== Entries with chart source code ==
• • •

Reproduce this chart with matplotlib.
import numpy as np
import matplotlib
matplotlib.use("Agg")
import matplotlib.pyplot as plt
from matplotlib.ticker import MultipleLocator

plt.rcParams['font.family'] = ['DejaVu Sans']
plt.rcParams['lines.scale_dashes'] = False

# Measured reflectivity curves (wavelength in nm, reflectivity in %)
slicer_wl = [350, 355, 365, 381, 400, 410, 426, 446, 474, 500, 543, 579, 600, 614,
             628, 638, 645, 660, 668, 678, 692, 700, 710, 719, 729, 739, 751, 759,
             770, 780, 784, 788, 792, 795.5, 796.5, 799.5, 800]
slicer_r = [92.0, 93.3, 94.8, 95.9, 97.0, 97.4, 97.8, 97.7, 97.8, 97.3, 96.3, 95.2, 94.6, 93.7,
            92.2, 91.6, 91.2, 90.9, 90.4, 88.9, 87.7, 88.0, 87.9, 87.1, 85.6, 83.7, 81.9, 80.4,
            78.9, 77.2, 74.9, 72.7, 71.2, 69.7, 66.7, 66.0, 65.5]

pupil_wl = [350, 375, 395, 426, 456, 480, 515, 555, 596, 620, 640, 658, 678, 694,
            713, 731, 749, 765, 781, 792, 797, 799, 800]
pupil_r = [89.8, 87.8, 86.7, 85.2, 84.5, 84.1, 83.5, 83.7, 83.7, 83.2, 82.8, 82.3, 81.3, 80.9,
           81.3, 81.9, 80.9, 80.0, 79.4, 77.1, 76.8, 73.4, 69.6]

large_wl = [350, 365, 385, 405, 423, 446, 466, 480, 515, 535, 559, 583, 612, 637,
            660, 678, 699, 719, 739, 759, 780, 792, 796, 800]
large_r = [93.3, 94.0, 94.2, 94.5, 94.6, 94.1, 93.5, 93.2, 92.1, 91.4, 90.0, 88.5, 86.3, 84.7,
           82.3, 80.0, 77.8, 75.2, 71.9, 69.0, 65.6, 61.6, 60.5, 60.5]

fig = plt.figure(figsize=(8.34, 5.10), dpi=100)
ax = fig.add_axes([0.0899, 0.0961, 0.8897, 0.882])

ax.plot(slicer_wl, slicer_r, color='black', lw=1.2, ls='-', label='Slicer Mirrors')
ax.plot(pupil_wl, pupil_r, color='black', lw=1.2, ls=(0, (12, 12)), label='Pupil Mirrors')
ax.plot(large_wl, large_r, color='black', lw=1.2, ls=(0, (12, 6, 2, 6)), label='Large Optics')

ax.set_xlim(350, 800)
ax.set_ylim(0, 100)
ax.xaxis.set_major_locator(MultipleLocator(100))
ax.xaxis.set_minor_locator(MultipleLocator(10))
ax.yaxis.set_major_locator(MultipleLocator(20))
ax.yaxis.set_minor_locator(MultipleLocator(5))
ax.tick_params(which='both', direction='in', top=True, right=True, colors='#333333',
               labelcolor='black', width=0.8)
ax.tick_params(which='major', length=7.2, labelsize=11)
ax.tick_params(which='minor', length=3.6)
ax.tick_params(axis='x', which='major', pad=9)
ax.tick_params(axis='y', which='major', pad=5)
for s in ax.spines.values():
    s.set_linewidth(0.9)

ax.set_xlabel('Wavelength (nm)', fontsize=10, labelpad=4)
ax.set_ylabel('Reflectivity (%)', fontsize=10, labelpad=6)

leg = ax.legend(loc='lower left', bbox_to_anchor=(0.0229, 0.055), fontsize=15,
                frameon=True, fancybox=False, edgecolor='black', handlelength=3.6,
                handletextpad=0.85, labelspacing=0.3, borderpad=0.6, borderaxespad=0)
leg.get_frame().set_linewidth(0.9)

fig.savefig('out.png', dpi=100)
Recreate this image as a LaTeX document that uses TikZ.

• • •

== What needs to be done ==
Everything from the first line of the data through the line containing "plt.rcParams['lines.scale_dashes'] = False" should be echoed exactly. Add nothing.

== Task output ==
Reproduce this chart with matplotlib.
import numpy as np
import matplotlib
matplotlib.use("Agg")
import matplotlib.pyplot as plt
from matplotlib.ticker import MultipleLocator

plt.rcParams['font.family'] = ['DejaVu Sans']
plt.rcParams['lines.scale_dashes'] = False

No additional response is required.